Bus operator First Dorset has announced plans to change the popular 31 bus service, which will be renamed the X31 from Sunday and will call at Martinstown only twice daily instead of hourly.
Upset villagers say they would have to walk two miles to the nearest bus stop on the A35, or travel by car or taxi if the service is cut.
They gathered on Saturday to protest the changes, with many holding banners and placards and chanting at one of the buses as it went past.
They said it was ‘not an aggressive statement’ but an opportunity for the village to ‘speak with one voice’ about the importance of the service.
They were joined by West Dorset MP Oliver Letwin who has spoken out about the loss of rural bus services.
Mr Letwin said: “Martins-town is quite a long way from the A35, it’s a long walk.
“There are quite a lot of people in the village that need to use the service throughout the day, and once in the morning and once in the evening is not enough.
“I am hoping that for the next six months we can get the three extra buses that First offered and that the county council will pay for it, but all three parties need to work together to find a better solution for the villagers.
“The bus company has to operate as a commercial operator so I can understand where they are coming from but we need to find a solution for residents.”
Keith Howat, pictured inset above, who helped organise the protest and petition, said: “The point is we are not just saving a bus but a way of life for the villagers.
“My daughter uses the bus to get to college and if the service stops, we will have to pay for a taxi to Dorchester, which will cost us about £10 per day.
“We have a nursing home in the village and the staff would have to walk two miles to get to and from work, which is simply not good enough.
“We live in a world where the government and media are talking about global warming and concerns for the environment and how we should catch the bus, but how can we when there is no bus?”
A spokesman for First has said the main reason for the change is to improve the reliability of the service and match the resources in use against demand.
Villager Kath Wilson, pictured inset left, said: “I use the bus for everything, whether it’s shopping or socialising. I suffer from depression and anxiety and I use the bus to get out and meet my friends as well as do chores. It is vital for me, I am absolutely devastated about the plans.”

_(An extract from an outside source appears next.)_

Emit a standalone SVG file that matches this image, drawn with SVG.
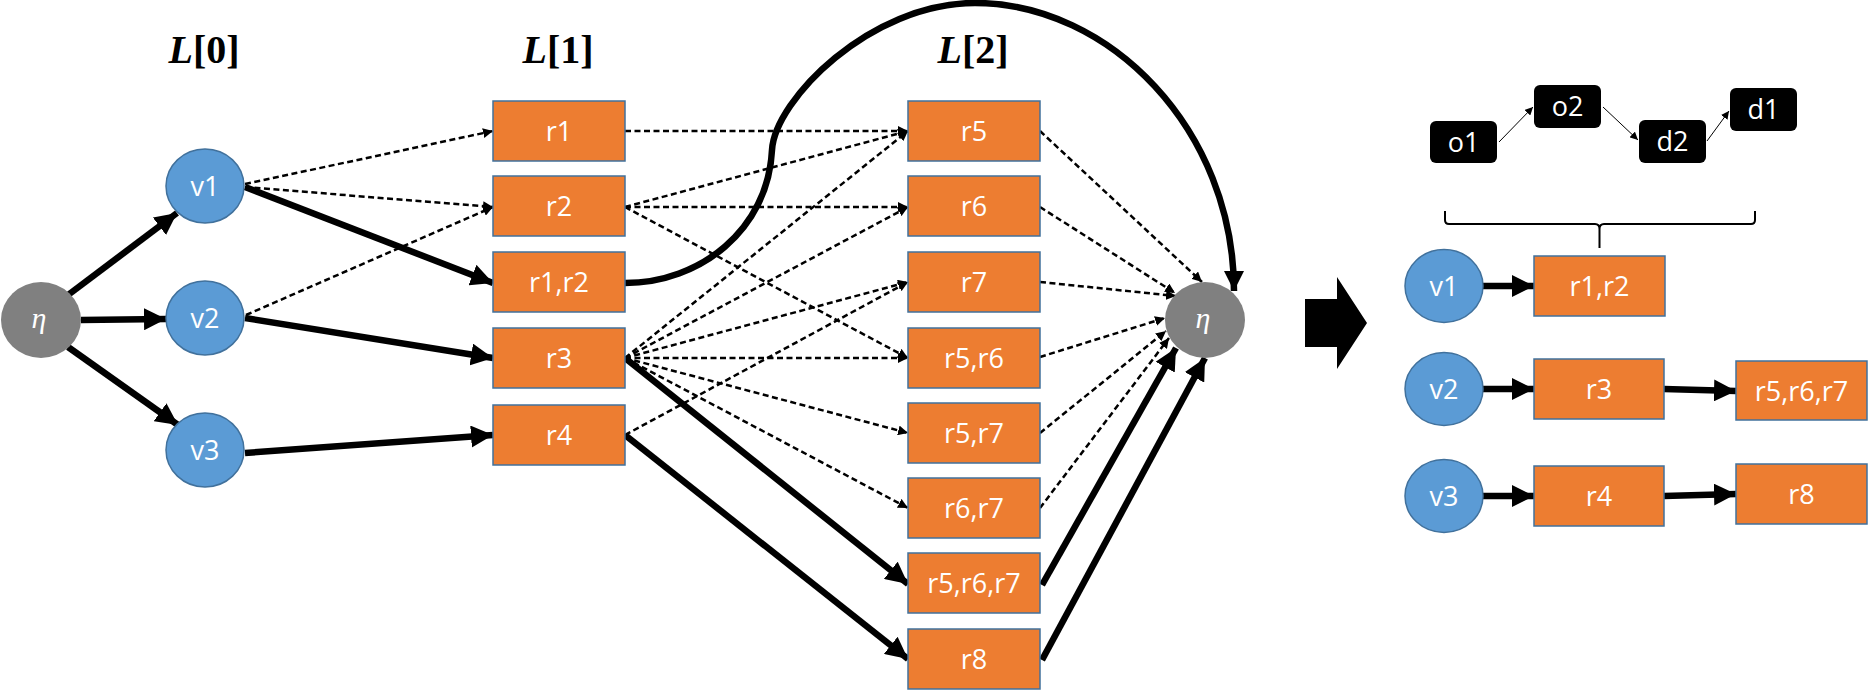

Michaela Howat, pictured inset above right, who organised the protest, said: “This is not an aggressive statement to First. We just wanted to show them we need the service and we need to work together to find a solution.”
Resident Deborah Daw said: “My two sons, aged 21 and 23, are taking their final exams at university and are planning to come back to live and work here and they will rely on the bus. The bus would enable them to stay in the village and work elsewhere.
“Without the bus service I am not sure they will stay, it has totally changed their plans and they are looking to move away.”